|By SUSAN BLOWER
TERRE HAUTE, Ind. — There are plenty of experts who train horses, but Terry Tryon teaches people how to train their own horses.
“It’s a big field right now, where people are trying to learn for themselves,” Tryon said. “They can learn to deal with each horse they own instead of one old farm horse that someone else has trained.”
This is a departure from the way horses were handled in the past, said Tryon, an instructor in “practical horsemanship” from the Leanin’ T Ranch in Raymondville, Mo.
“Years ago a horse trainer would take the horse home and didn’t tell (the horse’s owners) much on how he prepared the horse. They’d be back to square one,” Tryon said. “In this day of Internet knowledge, there’s a lot of information available and a lot of people looking for information.”

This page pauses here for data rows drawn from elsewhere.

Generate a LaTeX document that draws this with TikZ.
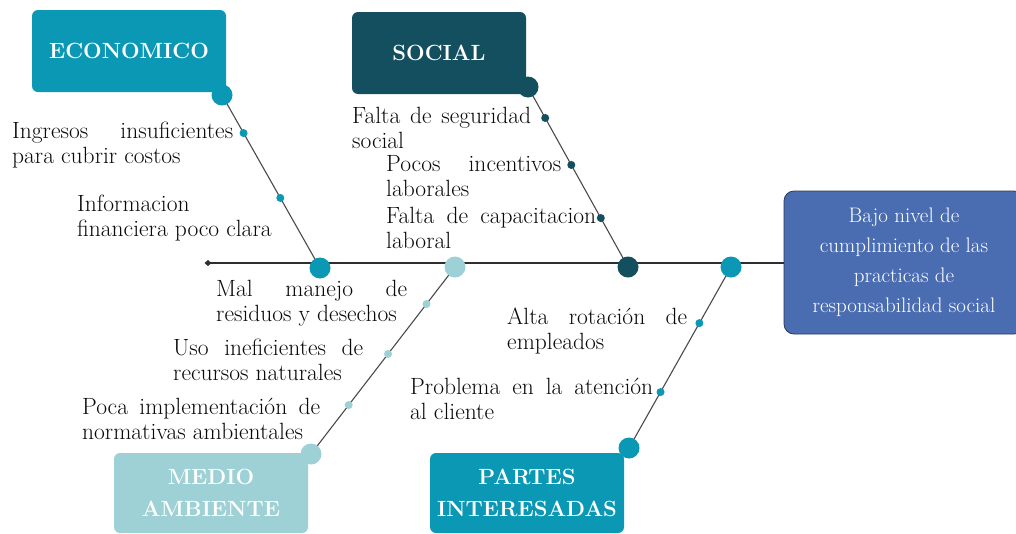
\documentclass[tikz,border=0pt]{standalone}
\usetikzlibrary{calc}
\definecolor{ecoC}{HTML}{0B98B5}
\definecolor{socC}{HTML}{134F5E}
\definecolor{medC}{HTML}{9DD1D5}
\definecolor{resC}{HTML}{4A6CB1}
\definecolor{resB}{HTML}{2B3A5C}
\definecolor{txtC}{HTML}{0A0A0A}
\definecolor{boneC}{HTML}{4A4A4A}
\definecolor{spineC}{HTML}{2E2E2E}
\begin{document}
\begin{tikzpicture}[x=1pt,y=-1pt,
  catbox/.style={fill=#1, rounded corners=6pt, text=white, inner sep=0pt,
    font=\fontsize{22}{32}\selectfont\bfseries, align=center},
  bigdot/.style={circle, fill=#1, minimum size=21pt, inner sep=0pt},
  smalldot/.style={circle, fill=#1, minimum size=8pt, inner sep=0pt},
  lbl/.style={text=txtC, font=\fontsize{23.5}{25}\selectfont, align=left, inner sep=0pt, anchor=west},
  bone/.style={draw=boneC, line width=1.1pt},
  spine/.style={draw=spineC, line width=2.2pt}]
\useasboundingbox (0,0) rectangle (1016,533);

% result box
\node[fill=resC, draw=resB, line width=0.8pt, rounded corners=10pt, minimum width=240pt, minimum height=143pt,
  text=white, font=\fontsize{21}{30}\selectfont, align=center, inner sep=0pt] (res) at (904,262.5)
  {Bajo nivel de\\cumplimiento de las\\practicas de\\responsabilidad social};

% spine
\coordinate (tail) at (208,263);
\draw[spine] (tail) -- (res.west |- tail);
\fill[spineC] (tail) ++(-3.5,0) -- ++(3.5,-3) -- ++(3.5,3) -- ++(-3.5,3) -- cycle;

% spine circles (positions)
\coordinate (s1c) at (320,268);
\coordinate (s2c) at (455,267);
\coordinate (s3c) at (628,267);
\coordinate (s4c) at (731,267);
% category corner circles
\coordinate (ecc) at (222,95);
\coordinate (scc) at (528,87);
\coordinate (mcc) at (311,454);
\coordinate (pcc) at (629,448);

% bones
\draw[bone] (ecc) -- (s1c);
\draw[bone] (scc) -- (s3c);
\draw[bone] (mcc) -- (s2c);
\draw[bone] (pcc) -- (s4c);

% category boxes
\node[catbox=ecoC, minimum width=194pt, minimum height=82pt] (eco) at (129,51) {ECONOMICO};
\node[catbox=socC, minimum width=174pt, minimum height=82pt] (soc) at (439,53) {SOCIAL};
\node[catbox=medC, minimum width=194pt, minimum height=80pt] (med) at (211,493) {MEDIO\\AMBIENTE};
\node[catbox=ecoC, minimum width=194pt, minimum height=80pt] (par) at (527,493) {PARTES\\INTERESADAS};

% big dots
\node[bigdot=ecoC] (ed) at (ecc) {};
\node[bigdot=socC] (sd) at (scc) {};
\node[bigdot=medC] (md) at (mcc) {};
\node[bigdot=ecoC] (pd) at (pcc) {};
\node[bigdot=ecoC] (s1) at (s1c) {};
\node[bigdot=medC] (s2) at (s2c) {};
\node[bigdot=socC] (s3) at (s3c) {};
\node[bigdot=ecoC] (s4) at (s4c) {};

% small dots
\node[smalldot=ecoC] (e1) at ($(ecc)!0.22!(s1c)$) {};
\node[smalldot=ecoC] (e2) at ($(ecc)!0.595!(s1c)$) {};
\node[smalldot=socC] (o1) at ($(scc)!0.172!(s3c)$) {};
\node[smalldot=socC] (o2) at ($(scc)!0.433!(s3c)$) {};
\node[smalldot=socC] (o3) at ($(scc)!0.728!(s3c)$) {};
\node[smalldot=medC] (m1) at ($(mcc)!0.262!(s2c)$) {};
\node[smalldot=medC] (m2) at ($(mcc)!0.535!(s2c)$) {};
\node[smalldot=medC] (m3) at ($(mcc)!0.802!(s2c)$) {};
\node[smalldot=ecoC] (p1) at ($(pcc)!0.309!(s4c)$) {};
\node[smalldot=ecoC] (p2) at ($(pcc)!0.69!(s4c)$) {};

% labels
\node[lbl] (le1) at (12,145) {\makebox[221pt][s]{Ingresos insuficientes}\\para cubrir costos};
\node[lbl] (le2) at (77,218) {Informacion\\financiera poco clara};
\node[lbl] (lo1) at (352,128) {\makebox[179pt][s]{Falta de seguridad}\\social};
\node[lbl] (lo2) at (386,176) {\makebox[175pt][s]{Pocos incentivos}\\laborales};
\node[lbl] (lo3) at (386,228) {\makebox[210pt][s]{Falta de capacitacion}\\laboral};
\node[lbl] (lm3) at (216,303) {\makebox[191pt][s]{Mal manejo de}\\residuos y desechos};
\node[lbl] (lm2) at (173,360) {\makebox[190pt][s]{Uso ineficientes de}\\recursos naturales};
\node[lbl] (lm1) at (82,419) {\makebox[238pt][s]{Poca implementación de}\\normativas ambientales};
\node[lbl] (lp2) at (507,331) {\makebox[180pt][s]{Alta rotación de}\\empleados};
\node[lbl] (lp1) at (410,399) {\makebox[243pt][s]{Problema en la atención}\\al cliente};
\end{tikzpicture}
\end{document}
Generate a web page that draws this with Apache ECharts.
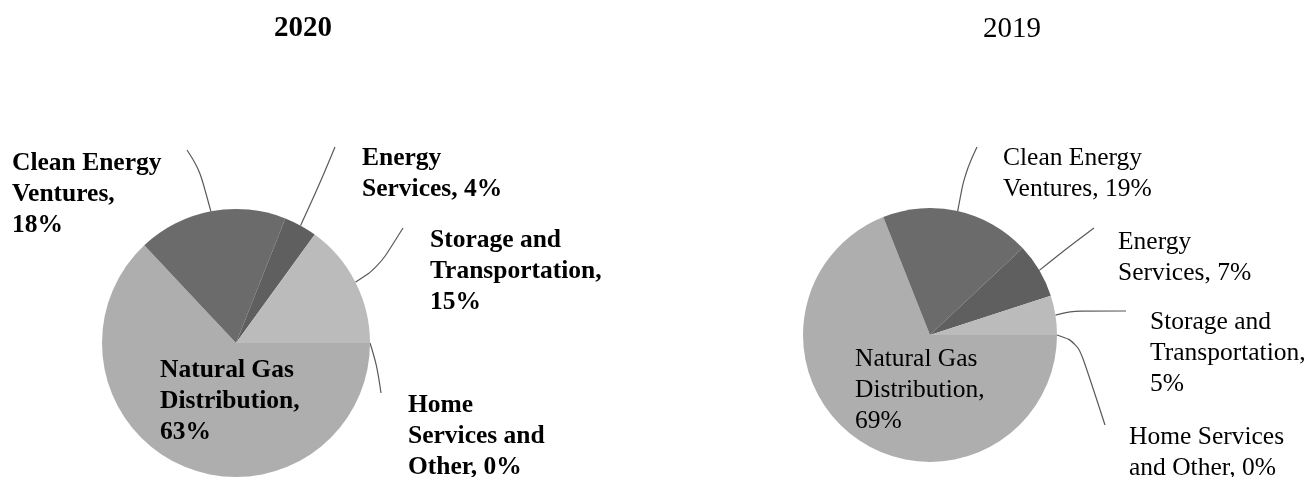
<!DOCTYPE html>
<html><head><meta charset="utf-8">
<script src="https://cdn.jsdelivr.net/npm/echarts@6/dist/echarts.min.js"></script>
<style>html,body{margin:0;padding:0;background:#fff}#c{width:1309px;height:477px}</style>
</head><body><div id="c"></div>
<script>
// ---------- data ----------
const categories = ['Natural Gas Distribution', 'Clean Energy Ventures', 'Energy Services', 'Storage and Transportation', 'Home Services and Other'];
const values2020 = [63, 18, 4, 15, 0];
const values2019 = [69, 19, 7, 5, 0];
const years = ['2020', '2019'];
// label wrapping as in the original ({v} = value)
const labelText2020 = ['Natural Gas\nDistribution,\n{v}%', 'Clean Energy\nVentures,\n{v}%', 'Energy\nServices, {v}%', 'Storage and\nTransportation,\n{v}%', 'Home\nServices and\nOther, {v}%'];
const labelText2019 = ['Natural Gas\nDistribution,\n{v}%', 'Clean Energy\nVentures, {v}%', 'Energy\nServices, {v}%', 'Storage and\nTransportation,\n{v}%', 'Home Services\nand Other, {v}%'];

// ---------- layout / style ----------
const sliceColors = ['#aeaeae', '#6b6b6b', '#5f5f5f', '#bbbbbb', '#8c8c8c'];
const pies = [
  { center: [236, 343], r: 134, bold: true, titleX: 303,
    labelPos: [[160, 355], [12, 148], [362, 143], [430, 225], [408, 390]],
    linePts: [null,
      [[199, 168], [187, 150]],
      [[318, 188], [335, 147]],
      [[378, 268], [403, 228]],
      [[377, 365], [381, 393]]] },
  { center: [930, 335], r: 127, bold: false, titleX: 1012,
    labelPos: [[855, 344], [1003, 143], [1118, 227], [1150, 307], [1129, 422]],
    linePts: [null,
      [[965, 172], [977, 147]],
      [[1062, 252], [1094, 228]],
      [[1070, 311], [1126, 311]],
      [[1078, 342], [1105, 425]]] }
];
const FONT = '"Liberation Serif", "Times New Roman", serif';

function makeSeries(values, texts, p) {
  return {
    type: 'pie',
    center: p.center,
    radius: p.r,
    startAngle: 0,
    clockwise: true,
    avoidLabelOverlap: false,
    silent: true,
    animation: false,
    data: categories.map((name, i) => ({
      name, value: values[i],
      itemStyle: { color: sliceColors[i] },
      labelLine: { show: i !== 0 }
    })),
    label: {
      show: true,
      position: 'outside',
      formatter: (prm) => texts[prm.dataIndex].replace('{v}', prm.value),
      fontFamily: FONT,
      fontSize: 25.5,
      lineHeight: 31,
      fontWeight: p.bold ? 'bold' : 'normal',
      color: '#000',
      align: 'left'
    },
    labelLine: {
      show: true,
      smooth: 0.4,
      lineStyle: { color: '#5a5a5a', width: 1.2 }
    },
    labelLayout: function (prm) {
      const pos = p.labelPos[prm.dataIndex];
      const res = { x: pos[0], y: pos[1], align: 'left', verticalAlign: 'top' };
      const lp = p.linePts[prm.dataIndex];
      if (lp && prm.labelLinePoints && prm.labelLinePoints.length) {
        res.labelLinePoints = [prm.labelLinePoints[0]].concat(lp);
      }
      return res;
    }
  };
}

const chart = echarts.init(document.getElementById('c'), null, { renderer: 'canvas' });
chart.setOption({
  backgroundColor: '#fff',
  animation: false,
  graphic: years.map((y, i) => ({
    type: 'text',
    x: pies[i].titleX,
    y: 29,
    style: {
      text: y,
      font: (pies[i].bold ? 'bold ' : '') + '29px ' + FONT,
      fill: '#000',
      textAlign: 'center',
      textVerticalAlign: 'middle'
    }
  })),
  series: [
    makeSeries(values2020, labelText2020, pies[0]),
    makeSeries(values2019, labelText2019, pies[1])
  ]
});
</script>
</body></html>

Tryon’s horse sense will be presented twice daily at the Farm World Expo, Aug. 2-4, in Terre Haute, Ind. Tryon, 60, has traveled the country for 15 years giving lessons based on his lifelong pursuit of horsemanship. Now in retirement, he and wife, Dollene, are focused on teaching people how to train horses with patience and respect.
A Terre Haute native, Tryon said his sessions will be particularly helpful to 4-H families.
“We are oriented more toward the backyard horseman, such as those who want to train their horse without the luxury of a big training facility, using things they have at home,” he said.
In one demonstration, Tryon will show how to use simple plywood to train a horse to walk up onto a trailer.
“At the Expo, we will focus on preparing a horse and getting ready to go to a show, such as the state fair.
“We will concentrate on grooming and trailer loading. Generally, we are focused on getting people to train their horses in a kinder, more stress-free atmosphere,” Tryon said.
Tryon said the biggest misconception out there is that horses innately know more than they really do.
“They are not born knowing what we want them to do,” Tryon said. “They are willing to learn, but if we force that to happen, horses will rebel and go back to their survival instincts.”
Tryon said he learned most of what he knows the hard way. Growing up on his grandfather’s farm, he received bad advice. He believes that people are often afraid of the animal and therefore treat their horse like an enemy that needs to be overpowered.
Tryon, who also ropes calves and works with cattle, sounds like a cowboy, plain spoken and honest.
“My wife and I get told that we educate, get the point across, in a fashion that the average person can understand and they don’t feel belittled,” Tryon said.
“I believe in keeping my promises. If I say I’m going to do something, I will. One time we had only three people come to a show. Each one got a personal coach and learned what we promised to teach them.”
At the Expo, Dollene also will man a booth, selling horse equipment.
The following sessions are scheduled at the Expo:
•Tuesday, Aug. 1
“Trailer Loading the Problem Horse” at 11 a.m.
“Safe Handling, Haltering, Leading and Grooming” at 3 p.m.
•Wednesday, Aug. 2
“Proper Bridling, Saddling, Mounting and Dismounting” at 11 a.m.
“Getting Your Horse to Back, Stop and Turn” at 3 p.m. and 5 p.m.
•Thursday, Aug. 3
“My Horse: My Friend or My Foe” at 11 a.m. and 1 p.m.
Tryon said that horsemen need to understand how a horse’s feet work, which is the subject of Thursday’s second and third sessions.
“This is valuable information. It gets people understanding how a horse’s feet work in different gaits. Getting them to do what you want often is a matter of just asking at the proper time,” Tryon said.
The last two courses on Friday present the framework of how to build a relationship that inspires a cooperative attitude in the horse, Tryon said. This is the psychology that provides the basis for all the other lessons.
Tryon will have on hand at least two horses. In addition, Randy Dyer, of Clay City, Ind., will bring his authentic chuck wagon and give free horse rides to anyone who wants them.